MCMCdynamicEI: Markov chain Monte Carlo for Quinn's Dynamic Ecological Inference Model

• An mcmc object that contains the posterior density sample. This object can be summarized by functions provided by the coda package.

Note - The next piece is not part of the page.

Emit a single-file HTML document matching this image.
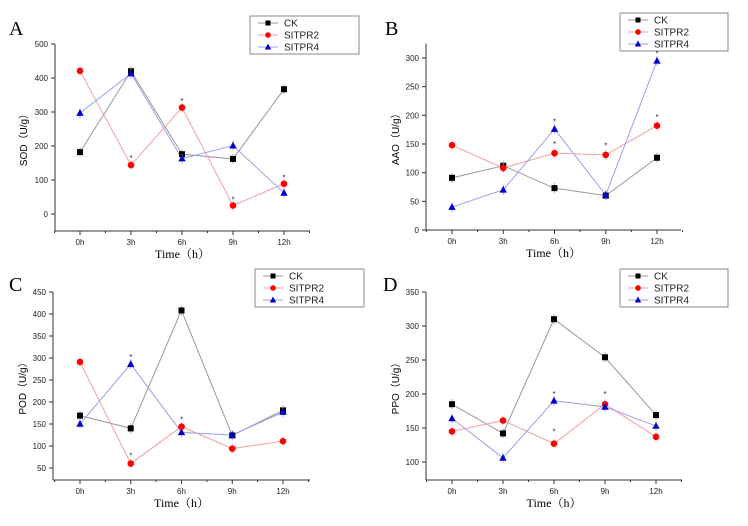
<!DOCTYPE html>
<html><head><meta charset="utf-8"><style>
body{margin:0;background:#fff;}
svg text{font-family:"Liberation Sans",sans-serif;}
</style></head><body>
<svg id="fig" width="748" height="521" data-name="figure" data-interactable="false" xmlns="http://www.w3.org/2000/svg"></svg>
<script>
const hours=["0h","3h","6h","9h","12h"];
const seriesNames=["CK","SITPR2","SITPR4"];
const sodCK=[182,420,176,162,367];
const sodR2=[421,144,313,25,89];
const sodR4=[297,413,163,201,62];
const aaoCK=[91,112,73,60,126];
const aaoR2=[148,108,134,131,182];
const aaoR4=[40,70,176,61,295];
const podCK=[169,140,408,124,181];
const podR2=[291,60,144,94,111];
const podR4=[150,286,131,125,177];
const ppoCK=[185,142,310,254,169];
const ppoR2=[145,161,127,185,137];
const ppoR4=[164,106,190,181,153];
const sodTicks=[0,100,200,300,400,500];
const aaoTicks=[0,50,100,150,200,250,300];
const podTicks=[50,100,150,200,250,300,350,400,450];
const ppoTicks=[100,150,200,250,300,350];
// asterisk markers: [timeIndex, value]
const sodStars=[[1,165],[2,332],[4,108],[8,0]].slice(0,3).concat([[3,43]]);
const aaoStars=[[2,189],[2,150],[3,147],[4,197],[4,308]];
const podStars=[[1,302],[1,78],[2,160]];
const ppoStars=[[2,200],[2,145],[3,200]];

const NS="http://www.w3.org/2000/svg";
const svg=document.getElementById('fig');
function mk(tag,attrs,parent,text){const e=document.createElementNS(NS,tag);for(const k in attrs)e.setAttribute(k,attrs[k]);if(text!==undefined)e.textContent=text;(parent||svg).appendChild(e);return e;}
const colors=["#000","#f00","#00c"];
const lineColors=["#999","#f4a0a0","#9aa0e8"];

function panel(p){
  const g=mk('g',{});
  g.setAttribute('data-name','panel-'+p.letter.toLowerCase());
  g.setAttribute('data-interactable','false');
  const {x0,x12,left,right,bottom,vTop,yTop,vBot}=p;
  const X=i=>x0+(x12-x0)*i/4;
  const Y=v=>bottom-(v-vBot)/(vTop-vBot)*(bottom-yTop);
  const t=mk('text',{x:p.lx,y:p.ly,'font-size':20,style:'font-family:"Liberation Serif",serif'},g,p.letter);
  t.setAttribute('data-name','panel-label');
  t.setAttribute('data-interactable','false');
  const axT=Y(p.axisMax);
  mk('line',{x1:left,y1:axT,x2:left,y2:bottom,stroke:'#333','stroke-width':1},g).setAttribute('data-name','y-axis');
  mk('line',{x1:left,y1:bottom,x2:right,y2:bottom,stroke:'#333','stroke-width':1},g).setAttribute('data-name','x-axis');
  p.ticks.forEach(v=>{
    const y=Y(v);
    mk('line',{x1:left-4,y1:y,x2:left,y2:y,stroke:'#333'},g);
    const tl=mk('text',{x:left-7,y:y+3,'font-size':8,'text-anchor':'end',fill:'#222'},g,v);
    tl.setAttribute('data-name','y-tick-label');
    tl.setAttribute('data-interactable','false');
  });
  for(let i=0;i<5;i++){
    mk('line',{x1:X(i),y1:bottom,x2:X(i),y2:bottom+4,stroke:'#333'},g);
    mk('line',{x1:X(i+0.5),y1:bottom,x2:X(i+0.5),y2:bottom+2,stroke:'#333'},g);
    const tl=mk('text',{x:X(i),y:bottom+14,'font-size':8,'text-anchor':'middle',fill:'#222'},g,hours[i]);
    tl.setAttribute('data-name','x-tick-label');
    tl.setAttribute('data-interactable','false');
  }
  mk('line',{x1:X(-0.5),y1:bottom,x2:X(-0.5),y2:bottom+2,stroke:'#333'},g);
  const xt=mk('text',{x:(left+right)/2,y:bottom+27,'font-size':12,'text-anchor':'middle',style:'font-family:"Liberation Serif","Noto Serif CJK SC",serif'},g,'Time（h）');
  xt.setAttribute('data-name','x-axis-title');
  xt.setAttribute('data-interactable','false');
  const cy=(axT+bottom)/2;
  const yt=mk('text',{x:p.yx,y:cy,'font-size':10,'text-anchor':'middle',transform:`rotate(-90 ${p.yx} ${cy})`,style:'font-family:"Liberation Sans","Noto Sans CJK SC",sans-serif'},g,p.ytitle);
  yt.setAttribute('data-name','y-axis-title');
  yt.setAttribute('data-interactable','false');
  p.series.forEach((s,k)=>{
    const pts=s.map((v,i)=>X(i)+','+Y(v)).join(' ');
    const pl=mk('polyline',{points:pts,fill:'none',stroke:lineColors[k],'stroke-width':1},g);
    pl.setAttribute('data-name','line-'+seriesNames[k].toLowerCase());
    pl.setAttribute('data-interactable','false');
  });
  p.series.forEach((s,k)=>{
    s.forEach((v,i)=>{
      const x=X(i),y=Y(v);
      mk('line',{x1:x,y1:y-5,x2:x,y2:y+5,stroke:lineColors[k],'stroke-width':0.8},g);
      let m;
      if(k===0)m=mk('rect',{x:x-3,y:y-3,width:6,height:6,fill:'#000'},g);
      else if(k===1)m=mk('circle',{cx:x,cy:y,r:3.3,fill:'#f00'},g);
      else m=mk('polygon',{points:`${x},${y-4} ${x-3.7},${y+2.8} ${x+3.7},${y+2.8}`,fill:'#00c'},g);
      m.setAttribute('data-name','point-'+seriesNames[k].toLowerCase()+'-'+hours[i]);
      m.setAttribute('data-interactable','false');
    });
  });
  p.stars.forEach(([i,v])=>{
    const st=mk('text',{x:X(i),y:Y(v)+3,'font-size':8,'text-anchor':'middle',fill:'#333'},g,'*');
    st.setAttribute('data-name','significance-star');
    st.setAttribute('data-interactable','false');
  });
  const L=p.leg;
  const lg=mk('g',{},g);
  lg.setAttribute('data-name','legend');
  lg.setAttribute('data-interactable','false');
  mk('rect',{x:L.x,y:L.y,width:L.w,height:L.h,fill:'#fff',stroke:'#888','stroke-width':1},lg);
  seriesNames.forEach((n,k)=>{
    const yy=L.y+7+k*12;
    mk('line',{x1:L.x+8,y1:yy,x2:L.x+28,y2:yy,stroke:lineColors[k]},lg);
    const cx=L.x+18;
    if(k===0)mk('rect',{x:cx-2.5,y:yy-2.5,width:5,height:5,fill:'#000'},lg);
    else if(k===1)mk('circle',{cx:cx,cy:yy,r:2.8,fill:'#f00'},lg);
    else mk('polygon',{points:`${cx},${yy-3.5} ${cx-3.2},${yy+2.5} ${cx+3.2},${yy+2.5}`,fill:'#00c'},lg);
    const et=mk('text',{x:L.x+34,y:yy+3.5,'font-size':10,fill:'#222'},lg,n);
    et.setAttribute('data-name','legend-entry-'+n.toLowerCase());
    et.setAttribute('data-interactable','false');
  });
}

panel({letter:'A',lx:9,ly:35,x0:80,x12:284,left:55,right:310,bottom:231,vBot:-50,vTop:500,yTop:44,axisMax:500,
  ticks:sodTicks,ytitle:'SOD（U/g）',yx:27,series:[sodCK,sodR2,sodR4],stars:[[1,165],[2,332],[3,43],[4,108]],
  leg:{x:250,y:16,w:109,h:38}});
panel({letter:'B',lx:385,ly:35,x0:452,x12:657,left:426,right:681,bottom:230,vBot:0,vTop:300,yTop:58,axisMax:325,
  ticks:aaoTicks,ytitle:'AAO（U/g）',yx:399,series:[aaoCK,aaoR2,aaoR4],stars:aaoStars,
  leg:{x:620,y:13,w:108,h:38}});
panel({letter:'C',lx:9,ly:291,x0:80,x12:283,left:53,right:310,bottom:480,vBot:22.7,vTop:450,yTop:292,axisMax:450,
  ticks:podTicks,ytitle:'POD（U/g）',yx:26,series:[podCK,podR2,podR4],stars:podStars,
  leg:{x:255,y:269,w:109,h:38}});
panel({letter:'D',lx:383,ly:291,x0:452,x12:656,left:426,right:682,bottom:480,vBot:73.5,vTop:350,yTop:292,axisMax:350,
  ticks:ppoTicks,ytitle:'PPO（U/g）',yx:399,series:[ppoCK,ppoR2,ppoR4],stars:ppoStars,
  leg:{x:620,y:269,w:108,h:38}});
</script>
</body></html>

The following prior distributions are assumed: $$p(\theta_0|\sigma^2_0) \propto \sigma_0^{-ntables} \exp \left(-\frac{1}{2\sigma^2_0} \theta'_{0} P \theta_{0}\right)$$ and $$p(\theta_1|\sigma^2_1) \propto \sigma_1^{-ntables} \exp \left(-\frac{1}{2\sigma^2_1} \theta'_{1} P \theta_{1}\right)$$ where $P_{ts}$ = $-W_{ts}$ for $t$ not equal to $s$ and $P_{tt}$ = $\sum_{s \ne t}W_{ts}$. The $\theta_{0t}$ is assumed to be a priori independent of $\theta_{1t}$ for all t. In addition, the following hyperpriors are assumed: $\sigma^2_0 \sim \mathcal{IG}(\nu_0/2, \delta_0/2)$, and $\sigma^2_1 \sim \mathcal{IG}(\nu_1/2, \delta_1/2)$.

Inference centers on $p_0$, $p_1$, $\sigma^2_0$, and $\sigma^2_1$. The Metropolis-Hastings algorithm is used to sample from the posterior density.